— Aim of the task —
Return precisely the span of lines from the top of the material below to the line containing "var nSlots = 200;", both included. Pictures are excluded.

'''

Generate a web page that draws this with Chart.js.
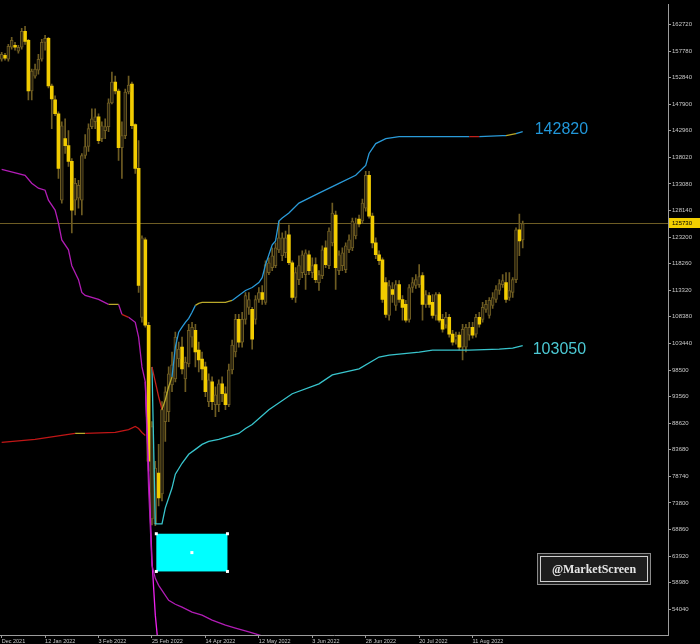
<!DOCTYPE html>
<html>
<head>
<meta charset="utf-8">
<script src="https://cdn.jsdelivr.net/npm/chart.js@4.4.1/dist/chart.umd.min.js"></script>
<style>
  html, body { margin: 0; padding: 0; background: #000; }
  canvas { display: block; }
</style>
</head>
<body>
<canvas id="chart" width="700" height="644"></canvas>
<script>
// daily bars, one slot per bar, empty slots on the right
var nSlots = 200;

var dateTicks = [0, 13, 29, 45, 61, 77, 93, 109, 125, 141];
var dateLabels = ['Dec 2021', '12 Jan 2022', '3 Feb 2022', '25 Feb 2022', '14 Apr 2022',
                  '12 May 2022', '3 Jun 2022', '28 Jun 2022', '20 Jul 2022', '11 Aug 2022'];

var priceTicks = [54040, 58980, 63920, 68860, 73800, 78740, 83680, 88620, 93560, 98500, 103440,
                  108380, 113320, 118260, 123200, 128140, 133080, 138020, 142960, 147900,
                  152840, 157780, 162720];

var opens = [156260,157000,156260,158480,158850,157740,158480,161430,159770,150360,
  153130,154230,156260,159400,160140,151280,148700,146120,130060,141500,
  140210,137260,130060,130430,130060,138370,140030,143720,144640,145560,
  141500,142980,143720,148140,152020,150360,139840,142060,150170,151650,
  144090,135970,108290,122680,106820,70840,69920,79330,75450,88920,
  90770,95750,96850,100540,102760,96850,99620,104600,105890,102200,
  100540,99070,92610,96300,92060,92060,95930,94090,92060,98510,
  101840,107920,103680,107920,110140,109770,107920,111610,112910,111060,
  116600,117520,117890,120840,119730,120290,123610,118440,111980,115310,
  116600,116230,119920,116600,118070,114750,116040,121210,117890,122130,
  127300,116970,117890,117150,120840,121210,123420,126560,126190,128590,
  134680,127110,122130,119920,118990,114750,108660,113460,110510,114380,
  111610,110690,107920,113830,114200,114380,116040,110690,112350,111060,
  108660,112540,107920,106820,108290,105160,104050,104970,102760,102760,
  104970,106450,105160,108290,107920,109770,108660,110510,111610,113270,
  114380,114750,111980,112910,115300,124530,122680];
var highs = [157550,157370,159030,160320,159400,158850,161980,162350,159950,154420,
  155340,157190,159950,160690,160320,151650,149440,146490,144640,145190,
  142980,137810,134120,133750,138740,142240,144270,147040,147040,146120,
  144640,145190,148880,153860,153130,150730,144640,150730,153130,152020,
  144270,141130,123420,123050,107370,88920,81540,84680,92610,95380,
  99070,101840,105530,103680,104600,100910,107000,107370,107000,103680,
  101840,99990,97780,97220,95380,96670,97220,95380,99620,104050,
  108850,108850,109220,112910,112910,110140,112350,113830,114200,118810,
  119360,121210,122130,126190,123980,124340,125450,118810,117520,119730,
  120660,120840,120660,119360,119360,116970,121580,122500,124900,129510,
  128040,120660,121210,122130,123610,126740,126740,127300,130250,135410,
  135410,127670,123050,120660,119360,115670,115120,114750,115120,115120,
  112350,111430,114380,115670,116230,118070,116600,113270,112910,112540,
  112910,112910,108850,109220,108850,105890,105530,105530,107000,107000,
  107370,107370,108850,109220,111060,111430,111980,112910,114200,115300,
  116230,116600,116600,115670,124900,127480,126190];
var lows = [155890,156080,155890,158110,157920,157370,158110,159030,148700,148700,
  152760,153500,155890,157920,150910,143350,145750,134120,129510,138740,
  136340,123980,127300,128590,127300,137810,139110,143350,143350,140580,
  140950,141500,142790,147960,149810,137440,134120,141500,149810,143350,
  135050,112910,107370,106450,79700,69730,69550,73240,74160,85230,
  88920,94460,96300,99070,97780,94460,99070,102760,99070,98150,
  96670,93530,91680,91130,89840,90770,92610,91130,91680,97780,
  100910,102760,102760,107000,108850,102390,107000,111060,110690,110690,
  116230,116970,117520,120290,118810,119360,118070,111610,111060,114380,
  115670,113460,116230,115670,114750,113270,115490,117520,117330,121580,
  113460,116230,116970,116600,120290,120660,122870,125080,125820,128040,
  126740,121210,119180,118070,111060,108290,107740,111060,109580,111060,
  107740,107370,107370,112910,113640,113830,107740,110140,110140,108110,
  107740,107370,105530,106260,104600,103130,103310,102200,100360,101840,
  104050,104420,104600,106450,107370,109220,108110,109950,111060,112540,
  113830,111060,111430,111980,114750,119730,121210];
var closes = [157190,156450,158660,159770,158480,158480,161430,159580,150360,154050,
  154420,156260,159400,160140,151280,148880,146120,135970,143900,140210,
  137260,128220,133200,132830,138370,140030,143350,145190,145560,141130,
  143900,143720,148140,152020,150360,139840,142060,150170,151470,143900,
  135970,114200,123050,106820,81540,88000,80250,74710,91130,94460,
  97780,99440,104600,102390,98700,99990,105890,106450,101840,100360,
  98700,94460,96670,92610,93900,95930,94090,92060,98510,103130,
  107920,103680,107920,112350,111610,104230,111610,112910,111610,118070,
  118440,119730,121210,123050,123050,123050,118440,111980,116600,117890,
  119920,120290,116970,117890,115310,116230,120840,118070,124340,127670,
  117520,119920,120290,121580,122680,126190,125820,125640,129510,134680,
  127110,122130,119920,118810,111610,108850,114200,112540,114380,111610,
  110140,107740,113830,114750,115300,115860,110690,112540,110690,108660,
  112540,107740,106080,108290,105160,103680,104790,102760,106080,106450,
  106450,104970,108290,107000,110140,110690,111430,111980,113460,114570,
  115120,111610,113270,115300,124530,122500,125730];

// indicator lines: bar index -> value
var upperIdx = [45,46,47,48,49,50,51,52,53,54,55,56,57,58,59,60,67,69,71,73,75,77,78,79,81,82,83,84,86,89,95,101,106,109,110,112,115,119,140,143,150,151,154,156];
var upperVal = [99070,96300,93530,91130,92980,95380,97220,102760,105530,106450,107370,108110,109220,110510,110880,111060,111060,111430,112350,113270,113830,114750,115670,118070,121760,122500,126190,126740,127670,129510,131360,133200,134680,136520,138740,140580,141500,141870,141870,141870,142060,142060,142430,142820];

var lowerIdx = [45,46,48,49,51,52,54,56,58,60,62,65,68,71,73,75,80,87,95,99,107,113,116,125,129,140,149,153,156];
var lowerVal = [99070,69920,69920,72870,76560,79140,81170,82830,83750,84680,85230,85600,86150,86710,87630,88370,91130,94090,95930,97590,98700,100910,101280,101840,102200,102200,102390,102570,103050];

var purpleIdx = [0,7,9,11,13,14,16,17,18,20,21,23,24,25,29,32,35,36,38,40,41,42,43,44,45,46,47,48,50,52,54,57,60,63,67,70,74,76,80];
var purpleVal = [135780,134680,133200,132280,131910,130060,128220,125820,122680,120840,117890,115300,112910,112350,111610,110690,110690,108850,108290,107370,104600,99070,96300,76560,62170,59770,58480,57560,55710,54970,54420,53500,52940,52020,51100,50540,49810,49440,48700];

var magentaIdx = [43,44,45,46,47];
var magentaVal = [96300,79700,63090,52940,46480];

var redIdx = [0,10,18,22,25,34,38,40,41,42,43];
var redVal = [85050,85600,86340,86710,86710,86890,87440,88000,87630,86890,86340];

// the cyan box drawn on the chart (bar index / price corners)
var boxFrom = [46.3, 68070];
var boxTo = [67.6, 61060];

var lastPrice = closes[closes.length - 1];

var labels = [];
for (var i = 0; i < nSlots; i++) {
    var k = dateTicks.indexOf(i);
    labels.push(k >= 0 ? dateLabels[k] : '');
}

function series(idx, vals) {
    var a = new Array(nSlots).fill(null);
    idx.forEach(function (k, j) { a[k] = vals[j]; });
    return a;
}

// colour runs: [from bar index, colour]
function runColor(runs) {
    return function (ctx) {
        var c = runs[0][1];
        runs.forEach(function (r) { if (ctx.p0DataIndex >= r[0]) c = r[1]; });
        return c;
    };
}

var wicks = lows.map(function (l, i) { return [l, highs[i]]; });
var upBodies = opens.map(function (o, i) { return closes[i] >= o ? [o, closes[i]] : null; });
var downBodies = opens.map(function (o, i) { return closes[i] < o ? [closes[i], o] : null; });

var axisGray = '#9c9c9c';
var smallFont = { family: 'Liberation Sans', size: 6 };

var overlay = {
    id: 'overlay',
    beforeDatasetsDraw: function (chart) {
        var ctx = chart.ctx, a = chart.chartArea, y = chart.scales.y;
        var py = Math.round(y.getPixelForValue(lastPrice)) + 0.5;
        ctx.save();
        ctx.strokeStyle = '#6e5d24';
        ctx.lineWidth = 1;
        ctx.beginPath();
        ctx.moveTo(a.left, py);
        ctx.lineTo(a.right, py);
        ctx.stroke();
        ctx.restore();
    },
    afterDraw: function (chart) {
        var ctx = chart.ctx, a = chart.chartArea, x = chart.scales.x, y = chart.scales.y;
        ctx.save();

        // price tag on the axis
        var py = Math.round(y.getPixelForValue(lastPrice));
        ctx.fillStyle = '#f2cf00';
        ctx.fillRect(a.right + 1, py - 5, 31, 10);
        ctx.fillStyle = '#000';
        ctx.font = '6px "Liberation Sans"';
        ctx.textBaseline = 'middle';
        ctx.textAlign = 'left';
        ctx.fillText(String(lastPrice), a.right + 4, py);

        // end values of the two bands
        var ex = x.getPixelForValue(closes.length - 1);
        ctx.font = '16px "Liberation Sans"';
        ctx.fillStyle = '#2196d8';
        ctx.fillText(String(upperVal[upperVal.length - 1]), ex + 12, y.getPixelForValue(upperVal[upperVal.length - 1]) - 2);
        ctx.fillStyle = '#4cc9d4';
        ctx.fillText(String(lowerVal[lowerVal.length - 1]), ex + 10, y.getPixelForValue(lowerVal[lowerVal.length - 1]) + 4);

        // cyan rectangle object
        var x0 = x.getPixelForValue(boxFrom[0]), y0 = y.getPixelForValue(boxFrom[1]);
        var x1 = x.getPixelForValue(boxTo[0]), y1 = y.getPixelForValue(boxTo[1]);
        ctx.fillStyle = '#00ffff';
        ctx.fillRect(x0, y0, x1 - x0, y1 - y0);
        ctx.fillStyle = '#ffffff';
        [[x0, y0], [x1, y0], [x0, y1], [x1, y1], [(x0 + x1) / 2, (y0 + y1) / 2]].forEach(function (p) {
            ctx.fillRect(p[0] - 1.5, p[1] - 1.5, 3, 3);
        });

        // watermark
        ctx.fillStyle = '#1e1e1e';
        ctx.fillRect(537, 553, 114, 32);
        ctx.strokeStyle = '#8a8a8a';
        ctx.lineWidth = 1;
        ctx.strokeRect(537.5, 553.5, 113, 31);
        ctx.strokeStyle = '#d0d0d0';
        ctx.strokeRect(540.5, 556.5, 107, 25);
        ctx.font = 'bold 12px "Liberation Serif"';
        ctx.fillStyle = '#e6e6e6';
        ctx.textAlign = 'center';
        ctx.fillText('@MarketScreen', 594, 570);
        ctx.restore();
    }
};

var chart = new Chart(document.getElementById('chart'), {
    type: 'bar',
    data: {
        labels: labels,
        datasets: [{
                type: 'line',
                data: series(upperIdx, upperVal),
                borderWidth: 1.3,
                pointRadius: 0,
                spanGaps: true,
                order: 0,
                segment: {
                    borderColor: runColor([[45, '#c0221c'], [48, '#b9a82a'], [51, '#2a9ad8'], [58, '#b9a82a'],
                                           [69, '#2a9ad8'], [140, '#c0221c'], [143, '#2a9ad8'],
                                           [151, '#b9a82a'], [154, '#2a9ad8']])
                },
                borderColor: '#2a9ad8'
            },
            {
                type: 'line',
                data: series(lowerIdx, lowerVal),
                borderColor: '#38c4cc',
                borderWidth: 1.3,
                pointRadius: 0,
                spanGaps: true,
                order: 0
            },
            {
                type: 'line',
                data: series(purpleIdx, purpleVal),
                borderColor: '#b01cb4',
                borderWidth: 1.3,
                pointRadius: 0,
                spanGaps: true,
                order: 0,
                segment: {
                    borderColor: runColor([[0, '#b01cb4'], [32, '#b9a82a'], [35, '#b01cb4'], [36, '#c0221c'], [38, '#b01cb4']])
                }
            },
            {
                type: 'line',
                data: series(magentaIdx, magentaVal),
                borderColor: '#ee22ee',
                borderWidth: 1.3,
                pointRadius: 0,
                spanGaps: true,
                order: 0
            },
            {
                type: 'line',
                data: series(redIdx, redVal),
                borderColor: '#c01616',
                borderWidth: 1.3,
                pointRadius: 0,
                spanGaps: true,
                order: 0,
                segment: {
                    borderColor: runColor([[0, '#c01616'], [22, '#b9a82a'], [25, '#c01616']])
                }
            },
            {
                data: upBodies,
                backgroundColor: '#272110',
                borderColor: '#6e5c22',
                borderWidth: 1,
                borderSkipped: false,
                barThickness: 3,
                minBarLength: 1,
                grouped: false,
                order: 2
            },
            {
                data: downBodies,
                backgroundColor: '#f2cc00',
                barThickness: 3,
                minBarLength: 1,
                grouped: false,
                order: 2
            },
            {
                data: wicks,
                backgroundColor: '#6e5c22',
                barThickness: 1,
                grouped: false,
                order: 3
            }
        ]
    },
    options: {
        responsive: false,
        animation: false,
        layout: { padding: 0 },
        plugins: {
            legend: { display: false },
            tooltip: { enabled: false }
        },
        scales: {
            x: {
                offset: true,
                grid: { display: true, drawOnChartArea: false, offset: false, tickLength: 3, color: axisGray },
                border: { display: true, color: axisGray },
                ticks: { autoSkip: false, maxRotation: 0, align: 'start', padding: 0, color: '#c8c8c8',
                         font: { family: 'Liberation Sans', size: 5.5 } },
                afterBuildTicks: function (s) {
                    s.ticks = dateTicks.map(function (v) { return { value: v }; });
                },
                afterFit: function (s) { s.height = 9; }
            },
            y: {
                position: 'right',
                min: 49250,
                max: 166410,
                grid: { display: true, drawOnChartArea: false, tickLength: 3, color: axisGray },
                border: { display: true, color: axisGray },
                ticks: { padding: 1, color: '#c8c8c8', font: smallFont,
                         callback: function (v) { return String(v); } },
                afterBuildTicks: function (s) {
                    s.ticks = priceTicks.map(function (v) { return { value: v }; });
                },
                afterFit: function (s) { s.width = 32; }
            }
        }
    },
    plugins: [overlay]
});
</script>
</body>
</html>
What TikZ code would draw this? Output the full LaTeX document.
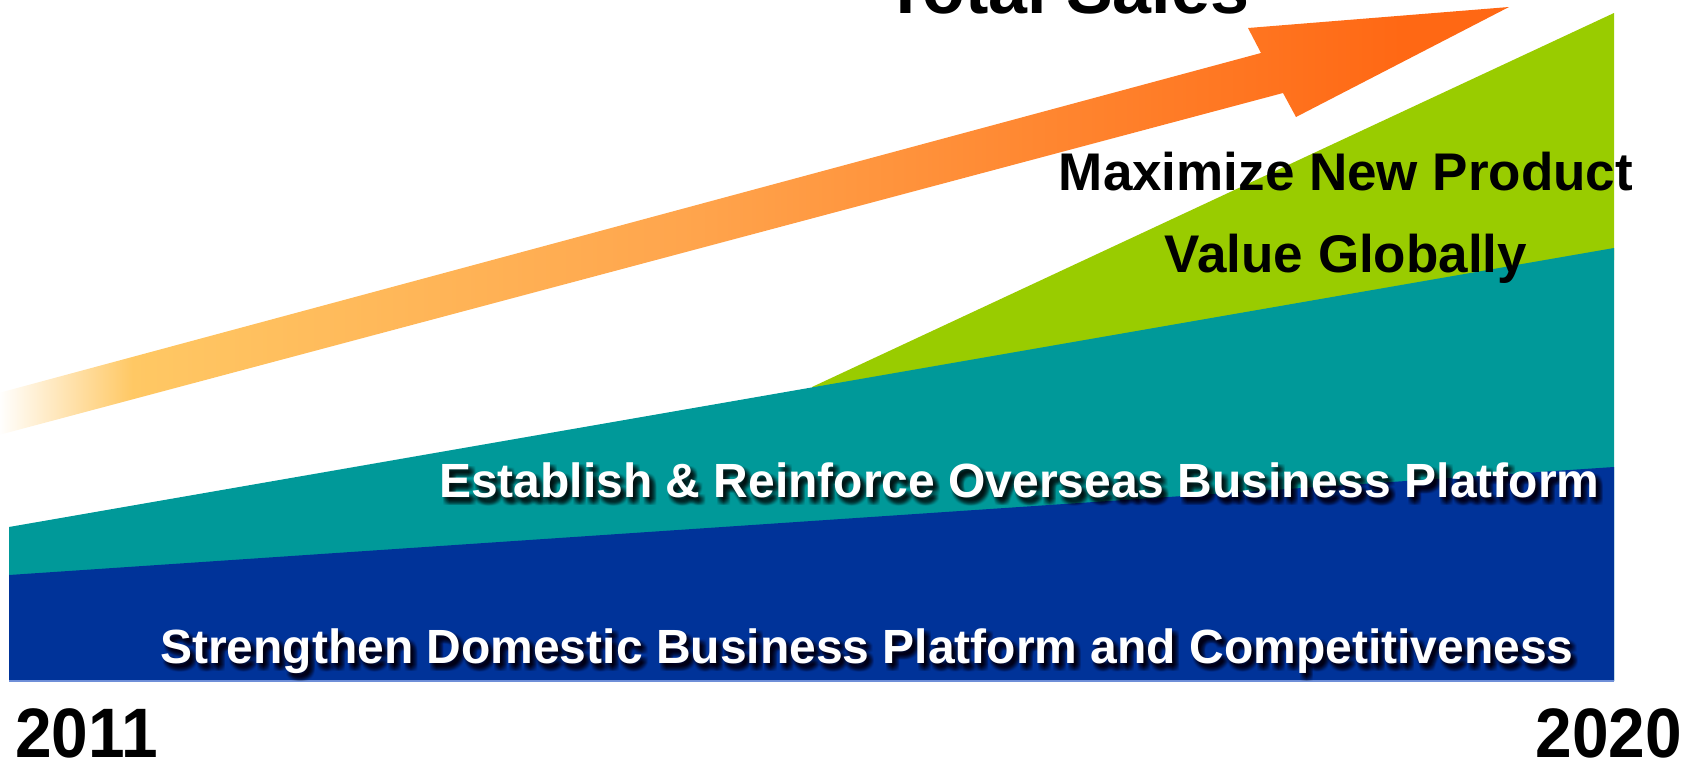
\documentclass[tikz,border=0pt]{standalone}
\usepackage{fontspec}
\setmainfont{Liberation Sans}
\definecolor{navy}{HTML}{003399}
\definecolor{tealc}{HTML}{009999}
\definecolor{lime}{HTML}{99CC00}
\definecolor{orA}{HTML}{FFC864}
\definecolor{orB}{HTML}{FFA44C}
\definecolor{orC}{HTML}{FF6814}
\definecolor{edgeblue}{HTML}{6F8FD8}
\pgfdeclarehorizontalshading{arrowshade}{100bp}{color(0bp)=(white); color(25.6bp)=(white); color(30bp)=(orA); color(48.5bp)=(orB); color(71.5bp)=(orC); color(100bp)=(orC)}
\begin{document}
\begin{tikzpicture}[x=1pt,y=-1pt,
  blk/.style={inner sep=0pt,outer sep=0pt,text=black,font=\bfseries\fontsize{53}{60}\selectfont},
  wht/.style={inner sep=0pt,outer sep=0pt,text=white,font=\bfseries\fontsize{48}{56}\selectfont},
  shd/.style={wht,text=black,opacity=0.035},
  year/.style={inner sep=0pt,outer sep=0pt,text=black,font=\bfseries\fontsize{70}{80}\selectfont}]
\useasboundingbox (0,0) rectangle (1698,761);
\clip (0,0) rectangle (1698,761);
% total sales arrow
\path[shading=arrowshade] (-20,398) -- (1261,53) -- (1248,28) -- (1509,7) -- (1296,117) -- (1283,93) -- (-20,440) -- cycle;
% layers
\fill[lime] (812,387) -- (1614,13) -- (1614,260) -- (812,400) -- cycle;
\fill[tealc] (9,527) -- (1614,248) -- (1614,681) -- (9,681) -- cycle;
\fill[navy] (9,575) -- (1614,467) -- (1614,681) -- (9,681) -- cycle;
\draw[edgeblue,line width=1.5pt] (9,681) -- (1614,681);
% titles
\node[blk,font=\bfseries\fontsize{70}{80}\selectfont,anchor=base] (total) at (1067,13) {Total Sales};
\node[blk,anchor=base] (maxi) at (1346,190) {Maximize New Product};
\node[blk,anchor=base] (value) at (1346,272) {Value Globally};
% soft shadows
\foreach \dx in {1,...,7} {
  \foreach \dy in {2,...,8} {
    \node[shd,anchor=base west] (estsh\dx\dy) at (439+\dx,497+\dy) {Establish \& Reinforce Overseas Business Platform};
    \node[shd,anchor=base west] (strsh\dx\dy) at (160+\dx,663+\dy) {Strengthen Domestic Business Platform and Competitiveness};
  }
}
\node[wht,anchor=base west] (est) at (439,497) {Establish \& Reinforce Overseas Business Platform};
\node[wht,anchor=base west] (str) at (160,663) {Strengthen Domestic Business Platform and Competitiveness};
% years
\node[year,anchor=base west] (y2011) at (15,757) {\scalebox{0.94}[1]{2011}};
\node[year,anchor=base east] (y2020) at (1682,757) {\scalebox{0.94}[1]{2020}};
\end{tikzpicture}
\end{document}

'''

— Exercise response —
Generate a web page that draws this with Chart.js.
<!DOCTYPE html>
<html>
<head>
<meta charset="utf-8">
<script src="https://cdn.jsdelivr.net/npm/chart.js@4.4.1/dist/chart.umd.min.js"></script>
<style>
  html, body { margin: 0; padding: 0; background: #000; }
  canvas { display: block; }
</style>
</head>
<body>
<canvas id="chart" width="700" height="644"></canvas>
<script>
// daily bars, one slot per bar, empty slots on the right
var nSlots = 200;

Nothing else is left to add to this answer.